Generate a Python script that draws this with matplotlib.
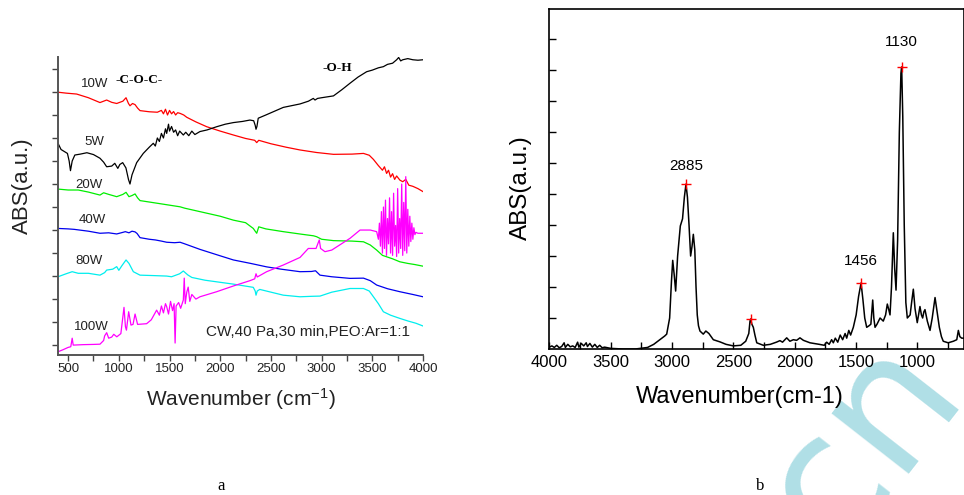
import numpy as np
import matplotlib
matplotlib.use('Agg')
import matplotlib.pyplot as plt

plt.rcParams['font.family'] = ['Liberation Sans', 'DejaVu Sans']
plt.rcParams['mathtext.default'] = 'regular'

# ---------------- data, panel a (FTIR spectra at different powers) ----------------
wn_10w = [400, 480, 584, 700, 814, 880, 930, 979, 1040, 1071, 1095, 1110, 1135, 1160, 1185, 1209, 1300, 1380,
          1420, 1440, 1460, 1480, 1500, 1520, 1540, 1560, 1580, 1604, 1640, 1670, 1760, 1867, 2000, 2130, 2250,
          2340, 2360, 2380, 2500, 2650, 2787, 2950, 3117, 3300, 3413, 3470, 3511, 3560, 3600, 3620, 3641, 3660,
          3680, 3700, 3720, 3740, 3772, 3800, 3830, 3860, 3900, 3950, 4000]
abs_10w = [10.99, 10.95, 10.91, 10.75, 10.54, 10.65, 10.55, 10.5, 10.6, 10.75, 10.5, 10.4, 10.5, 10.45, 10.3, 10.19,
           10.14, 10.12, 10.2, 10.05, 10.25, 10.0, 10.2, 10.05, 10.15, 10.0, 10.1, 10.07, 10.0, 9.9, 9.7, 9.49, 9.3,
           9.13, 8.98, 8.9, 8.8, 8.9, 8.75, 8.6, 8.48, 8.37, 8.29, 8.3, 8.33, 8.25, 8.07, 7.8, 7.6, 7.75, 7.46, 7.6,
           7.3, 7.45, 7.2, 7.35, 7.17, 7.1, 7.2, 6.95, 6.9, 6.8, 6.67]

wn_5w = [400, 430, 493, 510, 523, 540, 566, 620, 685, 750, 814, 850, 880, 930, 960, 990, 1010, 1038, 1070, 1095,
         1110, 1130, 1176, 1241, 1300, 1340, 1360, 1380, 1400, 1420, 1440, 1460, 1472, 1490, 1500, 1520, 1540,
         1560, 1580, 1600, 1636, 1660, 1690, 1720, 1750, 1800, 1870, 1965, 2050, 2130, 2220, 2293, 2330, 2345,
         2353, 2362, 2375, 2450, 2622, 2787, 2870, 2918, 2935, 2960, 3000, 3117, 3200, 3280, 3360, 3444, 3500,
         3560, 3609, 3650, 3700, 3740, 3760, 3780, 3800, 3850, 3900, 3950, 4000]
abs_5w = [8.77, 8.5, 8.33, 8.0, 7.58, 8.0, 8.26, 8.3, 8.36, 8.28, 8.12, 7.95, 7.75, 7.78, 7.9, 7.68, 7.85, 7.93,
          7.7, 7.2, 7.0, 7.4, 7.93, 8.33, 8.6, 8.77, 8.65, 9.0, 8.85, 9.2, 9.0, 9.4, 9.2, 9.6, 9.3, 9.5, 9.25, 9.35,
          9.1, 9.3, 9.13, 9.25, 9.1, 9.3, 9.15, 9.28, 9.35, 9.49, 9.6, 9.67, 9.72, 9.78, 9.75, 9.55, 9.38, 9.5,
          9.86, 10.0, 10.33, 10.48, 10.6, 10.72, 10.65, 10.72, 10.75, 10.83, 11.1, 11.38, 11.65, 11.88, 11.95,
          12.05, 12.1, 12.2, 12.25, 12.4, 12.5, 12.35, 12.4, 12.45, 12.4, 12.38, 12.4]

wn_20w = [400, 500, 600, 700, 814, 850, 900, 979, 1040, 1071, 1100, 1130, 1160, 1185, 1209, 1400, 1604, 1650,
          1800, 2000, 2130, 2250, 2326, 2345, 2360, 2380, 2450, 2622, 2800, 2920, 2951, 3000, 3117, 3300, 3413,
          3480, 3543, 3600, 3640, 3700, 3772, 3850, 3920, 4000]
abs_20w = [6.78, 6.74, 6.74, 6.65, 6.52, 6.62, 6.55, 6.45, 6.55, 6.64, 6.45, 6.5, 6.57, 6.4, 6.28, 6.15, 6.01,
           5.95, 5.8, 5.6, 5.43, 5.32, 5.07, 4.95, 4.86, 5.14, 5.05, 4.93, 4.82, 4.75, 4.71, 4.6, 4.54, 4.52, 4.49,
           4.35, 4.13, 3.9, 3.84, 3.75, 3.62, 3.55, 3.5, 3.43]

wn_40w = [400, 500, 560, 700, 814, 900, 979, 1040, 1064, 1100, 1130, 1160, 1180, 1209, 1300, 1360, 1420, 1472,
          1550, 1604, 1650, 1800, 2000, 2130, 2300, 2458, 2600, 2787, 2900, 2940, 2984, 3100, 3280, 3413, 3480,
          3543, 3650, 3772, 3900, 4000]
abs_40w = [5.07, 5.05, 5.03, 4.95, 4.86, 4.88, 4.83, 4.9, 4.93, 4.88, 4.95, 4.92, 4.85, 4.67, 4.6, 4.57, 4.52,
           4.47, 4.45, 4.47, 4.4, 4.16, 3.88, 3.7, 3.55, 3.4, 3.3, 3.19, 3.2, 3.23, 3.04, 2.97, 2.9, 2.91, 2.8,
           2.61, 2.45, 2.32, 2.2, 2.1]

wn_80w = [400, 480, 540, 600, 700, 814, 860, 880, 940, 979, 1000, 1030, 1071, 1100, 1143, 1209, 1350, 1472, 1520,
          1600, 1636, 1680, 1720, 1850, 1965, 2130, 2326, 2345, 2353, 2365, 2390, 2622, 2787, 2900, 2984, 3100,
          3280, 3413, 3470, 3511, 3560, 3609, 3680, 3772, 3850, 3930, 4000]
abs_80w = [2.97, 3.1, 3.19, 3.12, 3.12, 3.04, 3.15, 3.26, 3.3, 3.41, 3.25, 3.45, 3.7, 3.55, 3.19, 3.04, 3.02, 3.0,
           2.97, 3.1, 3.22, 3.05, 2.94, 2.82, 2.75, 2.65, 2.51, 2.35, 2.17, 2.35, 2.42, 2.17, 2.1, 2.12, 2.13, 2.3,
           2.46, 2.46, 2.35, 2.1, 1.8, 1.45, 1.3, 1.16, 1.05, 0.95, 0.83]

wn_100w = [400, 450, 500, 526, 540, 550, 650, 750, 814, 850, 860, 880, 900, 930, 950, 980, 1020, 1051, 1065, 1075,
           1097, 1120, 1140, 1160, 1185, 1274, 1320, 1373, 1400, 1420, 1440, 1460, 1472, 1490, 1510, 1530, 1545,
           1555, 1565, 1590, 1610, 1636, 1645, 1655, 1670, 1684, 1700, 1720, 1760, 1800, 1965, 2130, 2293, 2340,
           2353, 2365, 2458, 2622, 2787, 2869, 2945, 2977, 2990, 3033, 3100, 3280, 3379, 3480, 3543,
           3560, 3570, 3580, 3590, 3600, 3610, 3620, 3630, 3640, 3650, 3660, 3670, 3680, 3690, 3700, 3710, 3720,
           3730, 3740, 3750, 3760, 3770, 3780, 3790, 3800, 3810, 3820, 3830, 3840, 3850, 3860, 3870, 3880, 3890,
           3900, 3910, 3920, 3930, 3950, 4000]
abs_100w = [-0.29, -0.2, -0.1, -0.07, 0.3, 0.0, 0.02, 0.03, 0.04, 0.2, 0.4, 0.54, 0.3, 0.35, 0.47, 0.36, 0.5, 1.64,
            0.8, 0.65, 1.45, 0.87, 0.9, 1.35, 0.9, 0.93, 1.1, 1.52, 1.3, 1.7, 1.4, 1.8, 1.67, 1.35, 1.9, 1.5, 1.8,
            0.09, 1.7, 1.85, 1.6, 1.96, 2.91, 1.8, 2.3, 2.52, 1.9, 2.2, 2.0, 2.1, 2.32, 2.57, 2.8, 2.88, 3.1, 2.96,
            3.19, 3.48, 3.81, 4.2, 4.2, 4.57, 4.2, 4.06, 4.13, 4.64, 5.0, 5.0, 4.93,
            4.6, 5.3, 4.3, 5.8, 4.0, 6.0, 4.2, 6.3, 3.9, 5.5, 4.4, 6.4, 4.0, 5.8, 3.9, 6.6, 4.3, 5.2, 3.85, 6.8,
            4.0, 5.5, 4.2, 7.0, 3.9, 6.2, 4.1, 7.32, 4.0, 5.9, 4.3, 5.6, 4.5, 5.3, 4.6, 5.1, 4.8, 4.9, 4.86, 4.86]

series_a = [
    ('10W', wn_10w, abs_10w, '#ff0000'),
    ('5W', wn_5w, abs_5w, '#000000'),
    ('20W', wn_20w, abs_20w, '#00ee00'),
    ('40W', wn_40w, abs_40w, '#0000ee'),
    ('80W', wn_80w, abs_80w, '#00eeee'),
    ('100W', wn_100w, abs_100w, '#ff00ff'),
]

# ---------------- data, panel b (PEO reference spectrum) ----------------
wn_peo = [4000, 3980, 3960, 3940, 3920, 3900, 3880, 3870, 3850, 3830, 3810, 3790, 3770, 3760, 3740, 3720, 3700,
          3690, 3670, 3650, 3630, 3610, 3590, 3570, 3550, 3500, 3400, 3300, 3200, 3150, 3100, 3060, 3044, 3020,
          3005, 2995, 2983, 2971, 2955, 2933, 2915, 2900, 2887, 2875, 2862, 2849, 2838, 2827, 2815, 2805, 2795,
          2785, 2773, 2746, 2725, 2700, 2664, 2610, 2560, 2501, 2440, 2400, 2375, 2365, 2359, 2350, 2338, 2325,
          2310, 2257, 2200, 2150, 2121, 2100, 2066, 2040, 2012, 1985, 1958, 1930, 1876, 1800, 1760, 1740, 1720,
          1700, 1686, 1670, 1650, 1630, 1610, 1590, 1577, 1560, 1545, 1523, 1500, 1480, 1460, 1445, 1430, 1414,
          1395, 1380, 1372, 1365, 1356, 1346, 1330, 1305, 1279, 1260, 1246, 1236, 1224, 1212, 1197, 1186, 1175,
          1162, 1148, 1135, 1129, 1120, 1108, 1095, 1083, 1060, 1048, 1034, 1020, 1002, 980, 968, 958, 948, 939,
          920, 898, 880, 857, 840, 822, 805, 790, 750, 708, 680, 667, 655, 640, 621]
abs_peo = [0.06, 0.1, 0.05, 0.12, 0.04, 0.08, 0.2, 0.05, 0.15, 0.07, 0.1, 0.05, 0.22, 0.06, 0.18, 0.1, 0.2, 0.08,
           0.18, 0.06, 0.15, 0.05, 0.12, 0.04, 0.06, 0.02, 0.0, 0.0, 0.05, 0.15, 0.3, 0.42, 0.48, 1.0, 2.2, 2.86,
           2.4, 1.87, 3.0, 3.97, 4.2, 4.9, 5.32, 4.9, 4.0, 3.0, 3.3, 3.7, 3.2, 2.0, 1.1, 0.75, 0.58, 0.48, 0.58,
           0.5, 0.3, 0.23, 0.15, 0.1, 0.12, 0.25, 0.5, 0.9, 0.97, 0.8, 0.7, 0.45, 0.2, 0.12, 0.15, 0.22, 0.27, 0.22,
           0.36, 0.25, 0.3, 0.28, 0.36, 0.28, 0.2, 0.15, 0.12, 0.22, 0.15, 0.3, 0.2, 0.35, 0.22, 0.45, 0.3, 0.5,
           0.35, 0.6, 0.45, 0.7, 1.1, 1.7, 2.13, 1.6, 1.0, 0.7, 0.75, 0.8, 1.2, 1.58, 1.0, 0.7, 0.8, 1.0, 0.9, 1.1,
           1.45, 1.3, 1.1, 2.0, 3.75, 2.6, 1.9, 3.5, 7.0, 8.9, 9.1, 7.5, 4.0, 1.5, 1.0, 1.1, 1.5, 1.93, 1.3, 0.85,
           1.37, 1.1, 1.0, 1.2, 1.27, 0.9, 0.6, 1.0, 1.66, 1.2, 0.7, 0.4, 0.25, 0.2, 0.25, 0.3, 0.6, 0.4, 0.35, 0.35]

peak_wn = [2887, 2359, 1460, 1129]
peak_text = ['2885', '', '1456', '1130']
peak_offset = [13, 0, 16, 18]   # label height above the marker, points

W, H = 964, 495


def fx(x):      # pixel -> figure fraction
    return x / W


def fy(y):
    return 1 - y / H


fig = plt.figure(figsize=(W / 100, H / 100), dpi=100)

# ===================== panel a =====================
ax1 = fig.add_axes([fx(58), fy(355), fx(423) - fx(58), fy(57) - fy(355)])
for name, wn, val, col in series_a:
    ax1.plot(wn, val, color=col, lw=0.9)

ax1.set_xlim(400, 4000)
ax1.set_ylim(-0.43, 12.52)
ax1.set_xticks(np.arange(500, 4001, 500))
ax1.set_xticks(np.arange(500, 4001, 250), minor=True)
ax1.set_yticks(np.arange(0, 12.1, 2))
ax1.set_yticks(np.arange(1, 12, 2), minor=True)
ax1.set_yticklabels([])
ax1.tick_params(which='both', direction='out', length=4, width=1, colors='#444', labelcolor='#222',
                labelsize=9.5, pad=2)
for s in ['top', 'right']:
    ax1.spines[s].set_visible(False)
for s in ['left', 'bottom']:
    ax1.spines[s].set_color('#555')
    ax1.spines[s].set_linewidth(1.4)

# curve labels
for txt, x, y in [('10W', 95, 84), ('5W', 94, 142), ('20W', 89, 185), ('40W', 92, 220),
                  ('80W', 89, 261), ('100W', 91, 327)]:
    fig.text(fx(x), fy(y), txt, fontsize=9.5, color='#222', ha='center', va='center')
fig.text(fx(139), fy(80), '-C-O-C-', fontsize=9.5, family=['Liberation Serif'], weight='bold',
         ha='center', va='center')
fig.text(fx(337), fy(68), '-O-H', fontsize=9.5, family=['Liberation Serif'], weight='bold',
         ha='center', va='center')
fig.text(fx(308), fy(332), 'CW,40 Pa,30 min,PEO:Ar=1:1', fontsize=11, color='#222', ha='center', va='center')

fig.text(fx(241), fy(399), 'Wavenumber (cm$^{-1}$)', fontsize=15, color='#222', ha='center', va='center')
fig.text(fx(22), fy(186), 'ABS(a.u.)', fontsize=16, color='#222', rotation=90, ha='center', va='center')
fig.text(fx(221), fy(486), 'a', fontsize=12, family=['Liberation Serif'], ha='center', va='center')

# ===================== panel b =====================
ax2 = fig.add_axes([fx(549.4), fy(349), 1 - fx(549.4), fy(9) - fy(349)])
ax2.plot(wn_peo, abs_peo, color='black', lw=1.1)
for w, t, off in zip(peak_wn, peak_text, peak_offset):
    v = abs_peo[wn_peo.index(w)]
    ax2.plot(w, v, '+', color='red', ms=7, mew=1)
    if t:
        ax2.annotate(t, (w, v), xytext=(0, off), textcoords='offset points', ha='center', va='center',
                     fontsize=11)

ax2.set_xlim(4000, 621)
ax2.set_ylim(0, 10.97)
ax2.set_xticks(np.arange(4000, 999, -500))
ax2.set_xticks(np.arange(4000, 700, -250), minor=True)
ax2.set_yticks(np.arange(1, 11))
ax2.set_yticklabels([])
ax2.tick_params(which='both', direction='in', length=5, width=1, labelsize=12, pad=4)
for s in ax2.spines.values():
    s.set_linewidth(1.2)

fig.text(fx(740), fy(397), 'Wavenumber(cm-1)', fontsize=17, ha='center', va='center')
fig.text(fx(521), fy(188), 'ABS(a.u.)', fontsize=17.5, rotation=90, ha='center', va='center')
fig.text(fx(760), fy(486), 'b', fontsize=12, family=['Liberation Serif'], ha='center', va='center')

# watermark behind everything (it runs off the lower-right edge, as in the original)
fig.text(fx(862), fy(442), 'cn', fontsize=128, family=['DejaVu Sans'], color='#b0dfe6', rotation=52,
         ha='center', va='center', rotation_mode='anchor', zorder=-1)

plt.savefig('out.png', dpi=100)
====================
* AIM: Take the material above from its first line through the line holding "plt.rcParams['mathtext.default'] = 'regular'" and set it down exactly, without the pictures.

* COMPLETE OUTPUT:
Generate a Python script that draws this with matplotlib.
import numpy as np
import matplotlib
matplotlib.use('Agg')
import matplotlib.pyplot as plt

plt.rcParams['font.family'] = ['Liberation Sans', 'DejaVu Sans']
plt.rcParams['mathtext.default'] = 'regular'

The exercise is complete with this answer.